Charles R. Goulding and Preeti Sulibhavi discuss KKR’s strategic investment in Precipart and how it signifies a transformative shift for the company.

An October 2023 press release announced that KKR was investing in Precipart, a long-standing Long Island, New York industrial products manufacturer. This surprise investment signals significant changes that many outside observers haven’t noticed at the storied manufacturer.

Founded in 1950, Precipart was traditionally a manufacturer of small, precision-machined parts. It operated as what the manufacturing industry calls a “Swiss shop,” named after the numerous Swiss screw machines it historically utilized. These mechanical marvels can produce high volumes of tiny, machined metal components like screws, nuts and bolts. While Precipart maintains strong CNC machining capability and expertise in gears and motion control, its capabilities have greatly expanded.

Precipart – the future of engineering innovation [Source: Precipart]

As a sophisticated investor, KKR likely took notice of Precipart’s evolving expertise in applying 3D printing to prototype design for life science applications like hearing aids, drug delivery devices and non-invasive surgical tools.

“We have deep admiration and respect for the business that Oliver, his family, and the management team have built and are excited to be their chosen strategic partner to support the Company going forward,” said Anuv Ratan, a KKR Director.

Precipart now utilizes a wide range of advanced materials, including:

  • Titanium alloys
  • Stainless steel alloys
  • Aluminum alloys
  • Technical ceramics
Micro 3D printed Precipart product [Source: Precipart]

Additionally, Precipart has honed unique capabilities in 3D printing and micro manufacturing. Its website describes these capabilities:

“The impact of 3D printing on accelerating innovation for minimally invasive devices and surgical robotics can’t be overstated. It opens up a world of possibilities to engineers, who now have the freedom to design lightweight, complex geometries that would otherwise be impossible to machine.”

Other notable attributes of Precipart’s 3D printing expertise include:

  • Accuracy to ± 5 μm up to 10 mm
  • 18 μm laser spot size
  • Wall thicknesses >20 μm
  • Small holes Ø <100 μm
  • Surface roughness: Ra 0.7 μm; Rz 2.7 μm

The Research & Development Tax Credit

The now permanent Research & Development Tax Credit (R&D) Tax Credit is available for companies developing new or improved products, processes and/ or software.

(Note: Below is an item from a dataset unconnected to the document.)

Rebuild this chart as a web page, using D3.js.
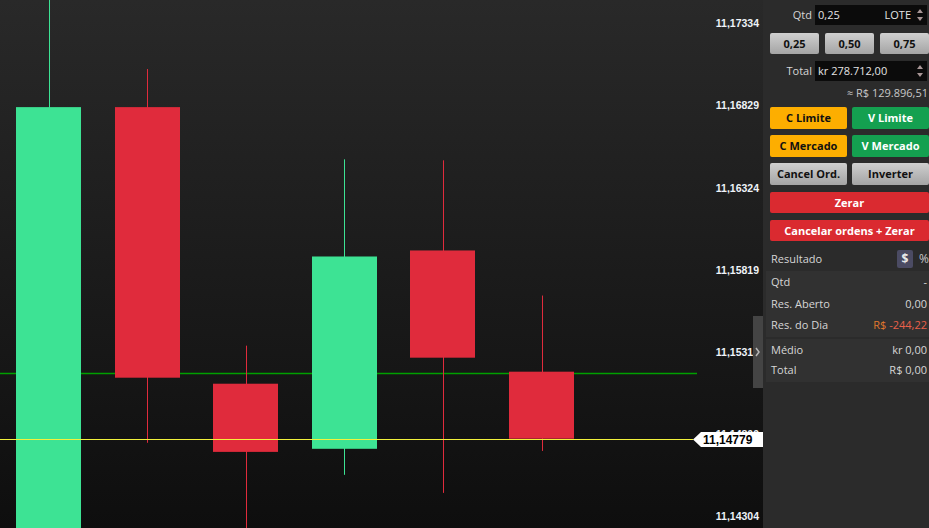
<!DOCTYPE html>
<html><head><meta charset="utf-8">
<script src="https://cdn.jsdelivr.net/npm/d3@7"></script>
<style>
html,body{margin:0;padding:0;background:#1a1a1a;overflow:hidden}
svg{display:block}
</style></head>
<body>
<svg id="c" width="929" height="528"></svg>
<script>
// ---- data ----
const candleIds = ["c1","c2","c3","c4","c5","c6"];
const opens  = [11.13781, 11.16817, 11.15117, 11.14717, 11.15936, 11.15191];
const highs  = [11.17722, 11.17051, 11.15351, 11.16496, 11.16490, 11.15659];
const lows   = [11.13600, 11.14754, 11.14027, 11.14557, 11.14446, 11.14704];
const closes = [11.16817, 11.15154, 11.14698, 11.15899, 11.15277, 11.14779];
const tickValues = [11.17334, 11.16829, 11.16324, 11.15819, 11.15314, 11.14809, 11.14304];
const tickLabels = ["11,17334","11,16829","11,16324","11,15819","11,15314","11,14809","11,14304"];
const lastPrice = 11.14779, lastPriceLabel = "11,14779";
const orderLevel = 11.15185;

const svg = d3.select("#c");
const W = 929, H = 528, chartW = 763, plotW = 697;

const defs = svg.append("defs");
const bg = defs.append("linearGradient").attr("id","bg").attr("x1",0).attr("y1",0).attr("x2",0).attr("y2",1);
bg.append("stop").attr("offset","0%").attr("stop-color","#292929");
bg.append("stop").attr("offset","100%").attr("stop-color","#0e0e0e");
const gBtn = defs.append("linearGradient").attr("id","gbtn").attr("x1",0).attr("y1",0).attr("x2",0).attr("y2",1);
gBtn.append("stop").attr("offset","0%").attr("stop-color","#cfcfcf");
gBtn.append("stop").attr("offset","100%").attr("stop-color","#a4a4a4");

svg.append("rect").attr("width",chartW).attr("height",H).attr("fill","url(#bg)");

const y = d3.scaleLinear().domain([11.14304, 11.17334]).range([516, 23]);
const x = d3.scaleLinear().domain([0, candleIds.length-1]).range([48.5, 541.5]);
const bodyW = 65;

// order level line
svg.append("line").attr("x1",0).attr("x2",plotW).attr("y1",Math.round(y(orderLevel))+0.5).attr("y2",Math.round(y(orderLevel))+0.5)
  .attr("stroke","#00a000").attr("stroke-width",1.5);

const candles = candleIds.map((id,i)=>({id,i,o:opens[i],h:highs[i],l:lows[i],c:closes[i]}));
const cg = svg.append("g").selectAll("g").data(candles).join("g");
cg.append("line")
  .attr("x1",d=>Math.round(x(d.i))+0.5).attr("x2",d=>Math.round(x(d.i))+0.5)
  .attr("y1",d=>y(d.h)).attr("y2",d=>y(d.l))
  .attr("stroke",d=>d.c>=d.o?"#3de394":"#e02b3c").attr("stroke-width",1);
cg.append("rect")
  .attr("x",d=>Math.round(x(d.i)-bodyW/2)).attr("width",bodyW)
  .attr("y",d=>y(Math.max(d.o,d.c))).attr("height",d=>Math.abs(y(d.o)-y(d.c)))
  .attr("fill",d=>d.c>=d.o?"#3de394":"#e02b3c");

svg.append("line").attr("x1",0).attr("x2",693).attr("y1",Math.round(y(lastPrice))+0.5).attr("y2",Math.round(y(lastPrice))+0.5)
  .attr("stroke","#f2f23c").attr("stroke-width",1);

// axis
const axis = d3.axisLeft(y).tickValues(tickValues).tickSize(0).tickPadding(0)
  .tickFormat((d,i)=>tickLabels[i]);
const ag = svg.append("g").attr("transform","translate(759,0)").call(axis);
ag.select(".domain").remove();
ag.selectAll("text").attr("fill","#eef3f8").attr("font-family","Liberation Sans, Arial, sans-serif")
  .attr("font-size","10.5px").attr("font-weight","bold").attr("dy","0.35em");

// last price tag (covers the tick label behind it, as in the reference)
const ly = Math.round(y(lastPrice));
svg.append("path").attr("d",`M693,${ly+0.5} L701,${ly-7} L763,${ly-7} L763,${ly+8} L701,${ly+8} Z`).attr("fill","#ffffff");
svg.append("text").attr("x",703).attr("y",ly+5).attr("fill","#000").attr("font-family","Liberation Sans, Arial, sans-serif")
  .attr("font-size","12px").attr("font-weight","bold").text(lastPriceLabel);

// side toggle tab
svg.append("rect").attr("x",753).attr("y",316).attr("width",10).attr("height",72).attr("fill","#444444");
svg.append("path").attr("d","M756,348 L759,352 L756,356").attr("fill","none").attr("stroke","#b8b8b8").attr("stroke-width",1.5);

// ---- side panel ----
const P = svg.append("g");
P.append("rect").attr("x",chartW).attr("y",0).attr("width",W-chartW).attr("height",H).attr("fill","#2b2b2b");
const font = "Open Sans, sans-serif";
function txt(xp,yp,s,opt={}){
  return P.append("text").attr("x",xp).attr("y",yp).text(s)
    .attr("font-family",font).attr("font-size",opt.size||"11px")
    .attr("font-weight",opt.bold?"bold":"normal")
    .attr("text-anchor",opt.anchor||"start").attr("fill",opt.fill||"#d6d6d6");
}
function input(yp,val,extra){
  P.append("rect").attr("x",815).attr("y",yp).attr("width",112).attr("height",20).attr("fill","#0b0b0b");
  txt(818,yp+14,val,{fill:"#e4e4e4"});
  if(extra) txt(911,yp+14,extra,{anchor:"end",fill:"#e4e4e4"});
  P.append("path").attr("d",`M917,${yp+8} L920,${yp+4} L923,${yp+8} Z`).attr("fill","#a89696");
  P.append("path").attr("d",`M917,${yp+12} L920,${yp+16} L923,${yp+12} Z`).attr("fill","#a89696");
}
txt(812,19,"Qtd",{anchor:"end"});
input(5,"0,25","LOTE");
[["0,25",770],["0,50",825],["0,75",880]].forEach(([s,xp])=>{
  P.append("rect").attr("x",xp).attr("y",33).attr("width",49).attr("height",21).attr("rx",2).attr("fill","url(#gbtn)");
  txt(xp+24.5,48,s,{anchor:"middle",bold:true,fill:"#111"});
});
txt(812,75,"Total",{anchor:"end"});
input(61,"kr 278.712,00");
txt(928,97,"≈ R$ 129.896,51",{anchor:"end",fill:"#c8c8c8"});

function btn(xp,yp,w,h,fill,s,tc){
  P.append("rect").attr("x",xp).attr("y",yp).attr("width",w).attr("height",h).attr("rx",2).attr("fill",fill);
  txt(xp+w/2,yp+h/2+4,s,{anchor:"middle",bold:true,fill:tc});
}
btn(770,107,77,22,"#fdae00","C Limite","#111");
btn(852,107,77,22,"#14a050","V Limite","#fff");
btn(770,135,77,22,"#fdae00","C Mercado","#111");
btn(852,135,77,22,"#14a050","V Mercado","#fff");
btn(770,163,77,22,"url(#gbtn)","Cancel Ord.","#111");
btn(852,163,77,22,"url(#gbtn)","Inverter","#111");
btn(770,192,159,21,"#da2a30","Zerar","#fff");
btn(770,220,159,21,"#da2a30","Cancelar ordens + Zerar","#fff");

txt(771,263,"Resultado");
P.append("rect").attr("x",897).attr("y",250).attr("width",16).attr("height",18).attr("rx",2).attr("fill","#4b4b63");
txt(905,263,"$",{anchor:"middle",bold:true,fill:"#e8e8e8",size:"12px"});
txt(919,263,"%",{fill:"#c8c8c8",size:"12px"});

P.append("rect").attr("x",766).attr("y",271).attr("width",163).attr("height",66).attr("fill","#313131");
P.append("rect").attr("x",766).attr("y",339).attr("width",163).attr("height",43).attr("fill","#313131");
txt(771,286,"Qtd"); txt(927,286,"-",{anchor:"end"});
txt(771,308,"Res. Aberto"); txt(927,308,"0,00",{anchor:"end"});
txt(771,329,"Res. do Dia");
const rd = P.append("text").attr("x",927).attr("y",329).attr("text-anchor","end").attr("font-family",font).attr("font-size","11px");
rd.append("tspan").attr("fill","#e0782e").text("R$ ");
rd.append("tspan").attr("fill","#e8604a").text("-244,22");
txt(771,354,"Médio"); txt(927,354,"kr 0,00",{anchor:"end"});
txt(771,374,"Total"); txt(927,374,"R$ 0,00",{anchor:"end"});
</script>
</body></html>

3D printing can help boost a company’s R&D Tax Credits. Wages for technical employees creating, testing and revising 3D printed prototypes can be included as a percentage of eligible time spent for the R&D Tax Credit. Similarly, when used as a method of improving a process, time spent integrating 3D printing hardware and software counts as an eligible activity. Lastly, when used for modeling and preproduction, the costs of filaments consumed during the development process may also be recovered.

Whether it is used for creating and testing prototypes or for final production, 3D printing is a great indicator that R&D Credit eligible activities are taking place. Companies implementing this technology at any point should consider taking advantage of R&D Tax Credits.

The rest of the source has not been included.